AIM OF THE TASK: Transcribe the lines below verbatim, skipping the images.

<<<<

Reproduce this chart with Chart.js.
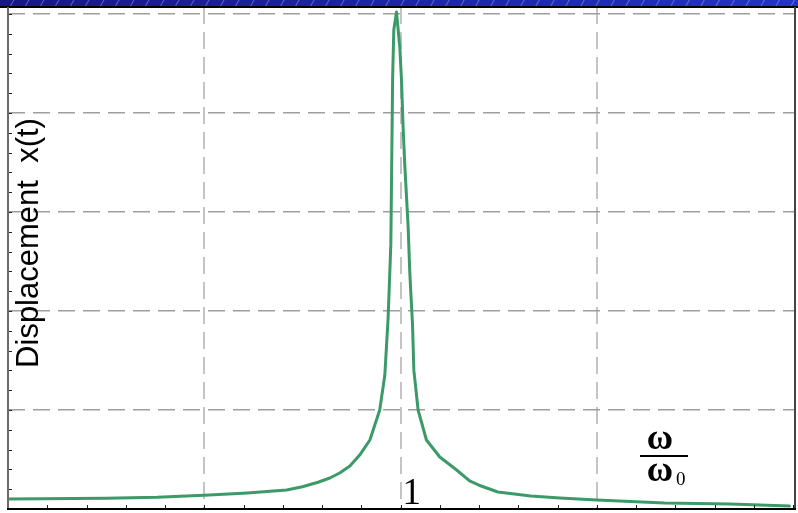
<!DOCTYPE html>
<html>
<head>
<meta charset="utf-8">
<script src="https://cdn.jsdelivr.net/npm/chart.js@4/dist/chart.umd.min.js"></script>
<style>
  html, body { margin: 0; padding: 0; background: #ffffff; }
  #wrap { position: relative; width: 798px; height: 513px; overflow: hidden; }
  #band {
    position: absolute; left: 0; top: 0; width: 798px; height: 6px;
    background:
      repeating-linear-gradient(120deg, rgba(255,255,255,0) 0px, rgba(255,255,255,0) 11px, rgba(170,180,255,0.45) 12px, rgba(255,255,255,0) 13px),
      linear-gradient(90deg, #17178a 0%, #1c24a8 50%, #2233c8 100%);
  }
  canvas { position: absolute; left: 0; top: 0; }
</style>
</head>
<body>
<div id="wrap">
  <canvas id="c" width="798" height="513"></canvas>
  <div id="band"></div>
</div>
<script>
// Frequency ratio ω/ω0 and the steady-state displacement amplitude
const ratio = [0, 0.25, 0.38, 0.5, 0.61, 0.71, 0.75, 0.79, 0.82, 0.845, 0.871, 0.896, 0.922, 0.947, 0.96,
  0.9684, 0.9715, 0.9753, 0.9778, 0.9799, 0.9829, 0.9898,
  0.9982, 1.0025, 1.0066, 1.0109, 1.0193, 1.0236, 1.0279, 1.0306, 1.034, 1.0448,
  1.066, 1.1, 1.143, 1.176, 1.2, 1.248, 1.332, 1.406, 1.5, 1.673, 1.841, 1.991];
const displacement = [0.101, 0.108, 0.118, 0.138, 0.162, 0.192, 0.225, 0.270, 0.313, 0.364, 0.434, 0.545, 0.697, 1.0, 1.35,
  1.93, 2.26, 2.67, 3.58, 4.35, 4.84, 5.02,
  4.66, 4.33, 3.85, 3.47, 2.86, 2.39, 2.06, 1.86, 1.40, 1.0,
  0.697, 0.525, 0.394, 0.283, 0.240, 0.172, 0.131, 0.110, 0.091, 0.061, 0.050, 0.030];

// Grid lines and minor tick marks
const xGrid = [0.5, 1, 1.5];
const yGrid = [1, 2, 3, 4, 5];
const xMinor = [0.1, 0.2, 0.3, 0.4, 0.5, 0.6, 0.7, 0.8, 0.9, 1.0, 1.1, 1.2, 1.3, 1.4, 1.5, 1.6, 1.7, 1.8, 1.9, 2.0];
const yMinor = [0.2, 0.4, 0.6, 0.8, 1.0, 1.2, 1.4, 1.6, 1.8, 2.0, 2.2, 2.4, 2.6, 2.8, 3.0,
  3.2, 3.4, 3.6, 3.8, 4.0, 4.2, 4.4, 4.6, 4.8, 5.0];

const yTitle = 'Displacement  x(t)';
const peakLabel = '1';
const omega = 'ω';
const omegaSub = '0';

const points = ratio.map((r, i) => ({ x: r, y: displacement[i] }));

const framePlugin = {
  id: 'frame',
  afterDatasetsDraw(chart) {
    const { ctx, chartArea: a, scales: { x, y } } = chart;
    ctx.save();
    // minor ticks pointing into the plot
    ctx.strokeStyle = '#222';
    ctx.lineWidth = 1;
    ctx.beginPath();
    xMinor.forEach(v => {
      const px = Math.round(x.getPixelForValue(v)) + 0.5;
      ctx.moveTo(px, a.bottom);
      ctx.lineTo(px, a.bottom - 4);
    });
    yMinor.forEach(v => {
      const py = Math.round(y.getPixelForValue(v)) + 0.5;
      ctx.moveTo(a.left, py);
      ctx.lineTo(a.left + 4, py);
    });
    ctx.stroke();
    // frame
    ctx.lineWidth = 2;
    ctx.strokeStyle = '#000';
    ctx.beginPath();
    ctx.moveTo(0, a.top); ctx.lineTo(798, a.top);
    ctx.stroke();
    ctx.strokeStyle = '#6a6a6a';
    ctx.beginPath();
    ctx.moveTo(a.left, a.top); ctx.lineTo(a.left, a.bottom);
    ctx.stroke();
    ctx.strokeStyle = '#444';
    ctx.beginPath();
    ctx.moveTo(a.right, a.top); ctx.lineTo(a.right, a.bottom);
    ctx.stroke();
    ctx.strokeStyle = '#000';
    ctx.beginPath();
    ctx.moveTo(a.left - 1, a.bottom); ctx.lineTo(a.right + 1, a.bottom);
    ctx.stroke();

    // texts
    ctx.fillStyle = '#000';
    ctx.save();
    ctx.translate(29, 243);
    ctx.rotate(-Math.PI / 2);
    ctx.font = '31px "Liberation Sans", Arial, sans-serif';
    ctx.textAlign = 'center';
    ctx.textBaseline = 'middle';
    ctx.fillText(yTitle, 0, 0);
    ctx.restore();

    ctx.font = '37px "Liberation Serif", "Times New Roman", serif';
    ctx.textAlign = 'left';
    ctx.textBaseline = 'alphabetic';
    ctx.fillText(peakLabel, x.getPixelForValue(1) + 2, 504);

    ctx.font = 'bold 36px "Liberation Serif", "Times New Roman", serif';
    ctx.textAlign = 'center';
    ctx.fillText(omega, 660, 449);
    ctx.fillText(omega, 660, 481);
    ctx.font = '19px "Liberation Serif", "Times New Roman", serif';
    ctx.textAlign = 'left';
    ctx.fillText(omegaSub, 676, 485);
    ctx.fillRect(640, 455, 48, 2);
    ctx.restore();
  }
};

new Chart(document.getElementById('c'), {
  type: 'scatter',
  data: {
    datasets: [{
      data: points,
      showLine: true,
      borderColor: '#3c9a68',
      backgroundColor: '#3c9a68',
      borderWidth: 3,
      pointRadius: 0,
      tension: 0,
      borderJoinStyle: 'round',
      borderCapStyle: 'round'
    }]
  },
  options: {
    responsive: false,
    animation: false,
    layout: { padding: { left: 8, top: 7, right: 3, bottom: 4 } },
    plugins: { legend: { display: false }, tooltip: { enabled: false } },
    scales: {
      x: {
        type: 'linear', min: 0, max: 2.005,
        afterBuildTicks: s => { s.ticks = xGrid.map(v => ({ value: v })); },
        ticks: { display: false },
        grid: { color: '#c4c4c4', lineWidth: 2, drawTicks: false, tickLength: 0 },
        border: { display: false, dash: [17, 8] }
      },
      y: {
        type: 'linear', min: 0, max: 5.07,
        afterBuildTicks: s => { s.ticks = yGrid.map(v => ({ value: v })); },
        ticks: { display: false },
        grid: { color: '#9e9e9e', lineWidth: 1.5, drawTicks: false, tickLength: 0 },
        border: { display: false, dash: [17, 8] }
      }
    }
  },
  plugins: [framePlugin]
});
</script>
</body>
</html>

>>>>

TASK ANSWER:
Reproduce this chart with Chart.js.
<!DOCTYPE html>
<html>
<head>
<meta charset="utf-8">
<script src="https://cdn.jsdelivr.net/npm/chart.js@4/dist/chart.umd.min.js"></script>
<style>
  html, body { margin: 0; padding: 0; background: #ffffff; }
  #wrap { position: relative; width: 798px; height: 513px; overflow: hidden; }
  #band {
    position: absolute; left: 0; top: 0; width: 798px; height: 6px;
    background:
      repeating-linear-gradient(120deg, rgba(255,255,255,0) 0px, rgba(255,255,255,0) 11px, rgba(170,180,255,0.45) 12px, rgba(255,255,255,0) 13px),
      linear-gradient(90deg, #17178a 0%, #1c24a8 50%, #2233c8 100%);
  }
  canvas { position: absolute; left: 0; top: 0; }
</style>
</head>
<body>
<div id="wrap">
  <canvas id="c" width="798" height="513"></canvas>
  <div id="band"></div>
</div>
<script>
// Frequency ratio ω/ω0 and the steady-state displacement amplitude
const ratio = [0, 0.25, 0.38, 0.5, 0.61, 0.71, 0.75, 0.79, 0.82, 0.845, 0.871, 0.896, 0.922, 0.947, 0.96,
  0.9684, 0.9715, 0.9753, 0.9778, 0.9799, 0.9829, 0.9898,
  0.9982, 1.0025, 1.0066, 1.0109, 1.0193, 1.0236, 1.0279, 1.0306, 1.034, 1.0448,
  1.066, 1.1, 1.143, 1.176, 1.2, 1.248, 1.332, 1.406, 1.5, 1.673, 1.841, 1.991];
const displacement = [0.101, 0.108, 0.118, 0.138, 0.162, 0.192, 0.225, 0.270, 0.313, 0.364, 0.434, 0.545, 0.697, 1.0, 1.35,
  1.93, 2.26, 2.67, 3.58, 4.35, 4.84, 5.02,
  4.66, 4.33, 3.85, 3.47, 2.86, 2.39, 2.06, 1.86, 1.40, 1.0,
  0.697, 0.525, 0.394, 0.283, 0.240, 0.172, 0.131, 0.110, 0.091, 0.061, 0.050, 0.030];

// Grid lines and minor tick marks
const xGrid = [0.5, 1, 1.5];
const yGrid = [1, 2, 3, 4, 5];
const xMinor = [0.1, 0.2, 0.3, 0.4, 0.5, 0.6, 0.7, 0.8, 0.9, 1.0, 1.1, 1.2, 1.3, 1.4, 1.5, 1.6, 1.7, 1.8, 1.9, 2.0];
const yMinor = [0.2, 0.4, 0.6, 0.8, 1.0, 1.2, 1.4, 1.6, 1.8, 2.0, 2.2, 2.4, 2.6, 2.8, 3.0,
  3.2, 3.4, 3.6, 3.8, 4.0, 4.2, 4.4, 4.6, 4.8, 5.0];

const yTitle = 'Displacement  x(t)';
const peakLabel = '1';
const omega = 'ω';
const omegaSub = '0';

const points = ratio.map((r, i) => ({ x: r, y: displacement[i] }));

const framePlugin = {
  id: 'frame',
  afterDatasetsDraw(chart) {
    const { ctx, chartArea: a, scales: { x, y } } = chart;
    ctx.save();
    // minor ticks pointing into the plot
    ctx.strokeStyle = '#222';
    ctx.lineWidth = 1;
    ctx.beginPath();
    xMinor.forEach(v => {
      const px = Math.round(x.getPixelForValue(v)) + 0.5;
      ctx.moveTo(px, a.bottom);
      ctx.lineTo(px, a.bottom - 4);
    });
    yMinor.forEach(v => {
      const py = Math.round(y.getPixelForValue(v)) + 0.5;
      ctx.moveTo(a.left, py);
      ctx.lineTo(a.left + 4, py);
    });
    ctx.stroke();
    // frame
    ctx.lineWidth = 2;
    ctx.strokeStyle = '#000';
    ctx.beginPath();
    ctx.moveTo(0, a.top); ctx.lineTo(798, a.top);
    ctx.stroke();
    ctx.strokeStyle = '#6a6a6a';
    ctx.beginPath();
    ctx.moveTo(a.left, a.top); ctx.lineTo(a.left, a.bottom);
    ctx.stroke();
    ctx.strokeStyle = '#444';
    ctx.beginPath();
    ctx.moveTo(a.right, a.top); ctx.lineTo(a.right, a.bottom);
    ctx.stroke();
    ctx.strokeStyle = '#000';
    ctx.beginPath();
    ctx.moveTo(a.left - 1, a.bottom); ctx.lineTo(a.right + 1, a.bottom);
    ctx.stroke();

    // texts
    ctx.fillStyle = '#000';
    ctx.save();
    ctx.translate(29, 243);
    ctx.rotate(-Math.PI / 2);
    ctx.font = '31px "Liberation Sans", Arial, sans-serif';
    ctx.textAlign = 'center';
    ctx.textBaseline = 'middle';
    ctx.fillText(yTitle, 0, 0);
    ctx.restore();

    ctx.font = '37px "Liberation Serif", "Times New Roman", serif';
    ctx.textAlign = 'left';
    ctx.textBaseline = 'alphabetic';
    ctx.fillText(peakLabel, x.getPixelForValue(1) + 2, 504);

    ctx.font = 'bold 36px "Liberation Serif", "Times New Roman", serif';
    ctx.textAlign = 'center';
    ctx.fillText(omega, 660, 449);
    ctx.fillText(omega, 660, 481);
    ctx.font = '19px "Liberation Serif", "Times New Roman", serif';
    ctx.textAlign = 'left';
    ctx.fillText(omegaSub, 676, 485);
    ctx.fillRect(640, 455, 48, 2);
    ctx.restore();
  }
};

new Chart(document.getElementById('c'), {
  type: 'scatter',
  data: {
    datasets: [{
      data: points,
      showLine: true,
      borderColor: '#3c9a68',
      backgroundColor: '#3c9a68',
      borderWidth: 3,
      pointRadius: 0,
      tension: 0,
      borderJoinStyle: 'round',
      borderCapStyle: 'round'
    }]
  },
  options: {
    responsive: false,
    animation: false,
    layout: { padding: { left: 8, top: 7, right: 3, bottom: 4 } },
    plugins: { legend: { display: false }, tooltip: { enabled: false } },
    scales: {
      x: {
        type: 'linear', min: 0, max: 2.005,
        afterBuildTicks: s => { s.ticks = xGrid.map(v => ({ value: v })); },
        ticks: { display: false },
        grid: { color: '#c4c4c4', lineWidth: 2, drawTicks: false, tickLength: 0 },
        border: { display: false, dash: [17, 8] }
      },
      y: {
        type: 'linear', min: 0, max: 5.07,
        afterBuildTicks: s => { s.ticks = yGrid.map(v => ({ value: v })); },
        ticks: { display: false },
        grid: { color: '#9e9e9e', lineWidth: 1.5, drawTicks: false, tickLength: 0 },
        border: { display: false, dash: [17, 8] }
      }
    }
  },
  plugins: [framePlugin]
});
</script>
</body>
</html>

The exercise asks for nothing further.